When hiring, you must determine if an employee is eligible for overtime pay. If not, they’re considered exempt. Knowing how to classify an employee as exempt or nonexempt can prevent future legal issues, and you can keep your business running smoothly.
How do exempt and nonexempt employees differ?
The Fair Labor Standards Act (FLSA) sets a minimum wage government and private industry jobs must pay their workers. They also establish rules for employees working overtime, which is more than 40 hours in a week. For each additional hour a nonexempt employee works after the typical 40-hour workweek, they must earn at least one a half times their regular hourly rate.
Employees classified as exempt do not receive overtime pay and usually have more responsibilities than nonexempt employees. They also typically work in specific professional fields. This includes business executives, administrative roles and outside sales representatives. Your employees working in computer-related occupation may also be exempt.

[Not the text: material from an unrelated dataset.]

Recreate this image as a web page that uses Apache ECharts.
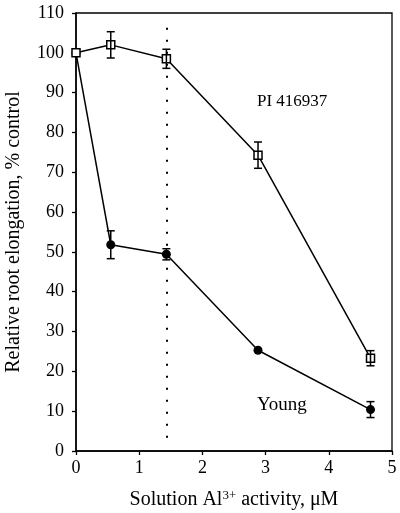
<!DOCTYPE html>
<html><head><meta charset="utf-8">
<script src="https://cdn.jsdelivr.net/npm/echarts@6/dist/echarts.min.js"></script>
<style>html,body{margin:0;padding:0;background:#fff}#c{width:400px;height:513px}</style>
</head><body><div id="c"></div>
<script>
const xValues = [0, 0.55, 1.43, 2.88, 4.66];
const piValues = [100, 102, 98.5, 74.3, 23.3];
const piErrors = [0, 3.3, 2.4, 3.3, 1.9];
const youngValues = [100, 51.8, 49.4, 25.3, 10.4];
const youngErrors = [0, 3.5, 1.4, 0, 2];
const thresholdX = 1.44;
const thresholdRange = [3.3, 107.5];
const xTicks = [0, 1, 2, 3, 4, 5];
const yTicks = [0, 10, 20, 30, 40, 50, 60, 70, 80, 90, 100, 110];

const font = 'Liberation Serif';
function pts(vals){ return xValues.map((x,i)=>[x, vals[i]]); }
function errData(vals, errs){ return xValues.map((x,i)=>[x, vals[i]-errs[i], vals[i]+errs[i]]).filter((d,i)=>errs[i]>0); }
function errRender(params, api){
  const x = api.value(0);
  const lo = api.coord([x, api.value(1)]);
  const hi = api.coord([x, api.value(2)]);
  const w = 4;
  const st = {stroke:'#000', lineWidth:1.5};
  return {type:'group', children:[
    {type:'line', shape:{x1:lo[0],y1:lo[1],x2:hi[0],y2:hi[1]}, style:st},
    {type:'line', shape:{x1:lo[0]-w,y1:lo[1],x2:lo[0]+w,y2:lo[1]}, style:st},
    {type:'line', shape:{x1:hi[0]-w,y1:hi[1],x2:hi[0]+w,y2:hi[1]}, style:st}
  ]};
}
const chart = echarts.init(document.getElementById('c'));
chart.setOption({
  animation:false,
  grid:{left:76, right:8, top:13, bottom:62, show:true, borderColor:'#000', borderWidth:1.3, containLabel:false, outerBoundsMode:'none'},
  xAxis:{type:'value', min:0, max:5, interval:1,
    axisLine:{show:true, lineStyle:{color:'#000', width:1.5}},
    axisTick:{show:true, length:4, lineStyle:{color:'#000', width:1.3}},
    splitLine:{show:false},
    axisLabel:{color:'#000', fontFamily:font, fontSize:18, margin:8, formatter:v=>xTicks.includes(v)?String(v):''},
    name:'Solution Al{sup|3+} activity, μM', nameLocation:'middle', nameGap:38,
    nameTextStyle:{color:'#000', fontFamily:font, fontSize:20, rich:{sup:{fontFamily:font, fontSize:13, color:'#000', verticalAlign:'top', padding:[0,0,9,0]}}}
  },
  yAxis:{type:'value', min:0, max:110, interval:10,
    axisLine:{show:true, lineStyle:{color:'#000', width:1.5}},
    axisTick:{show:true, length:4, lineStyle:{color:'#000', width:1.3}},
    splitLine:{show:false},
    axisLabel:{color:'#000', fontFamily:font, fontSize:18, margin:12, formatter:v=>yTicks.includes(v)?String(v):''},
    name:'Relative root elongation, % control', nameLocation:'middle', nameGap:52,
    nameTextStyle:{color:'#000', fontFamily:font, fontSize:20}
  },
  series:[
    {type:'line', data:[[thresholdX, thresholdRange[0]],[thresholdX, thresholdRange[1]]], symbol:'none',
      lineStyle:{color:'#000', width:2, type:[2,10]}, silent:true},
    {type:'line', data:pts(youngValues), symbol:'circle', symbolSize:9,
      itemStyle:{color:'#000'}, lineStyle:{color:'#000', width:1.5}, z:3},
    {type:'line', data:pts(piValues), symbol:'rect', symbolSize:8,
      itemStyle:{color:'#fff', borderColor:'#000', borderWidth:1.5}, lineStyle:{color:'#000', width:1.5}, z:4},
    {type:'custom', data:errData(piValues, piErrors), renderItem:errRender, z:5},
    {type:'custom', data:errData(youngValues, youngErrors), renderItem:errRender, z:5}
  ],
  graphic:[
    {type:'text', left:257, top:93, style:{text:'PI 416937', font:'17px "Liberation Serif"', fill:'#000'}},
    {type:'text', left:257, top:396, style:{text:'Young', font:'19px "Liberation Serif"', fill:'#000'}}
  ]
});
</script></body></html>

Three reasons an employee working a computer-related position is exempt
The United States Department of Labor states people working computer-related jobs can be exempt from minimum wage and overtime pay. Roles that are typically exempt include computer systems analysts, computer programmers and software engineers. An employee must also meet the following qualifications to be exempt:
- Earn at least $455 weekly if it's a salaried position.
- Receive an hourly pay of $27.63, if not salaried.
- Work on tasks related to system analysis and testing, as well as modifying computer programs.
When you own a technology company, you should know when to classify your employees as exempt. If your employee handbook and classifications comply with regulations, it could make owning and running your business free of legal obstacles. Conversely, incorrectly categorizing your employees as exempt could lead to a legal battle.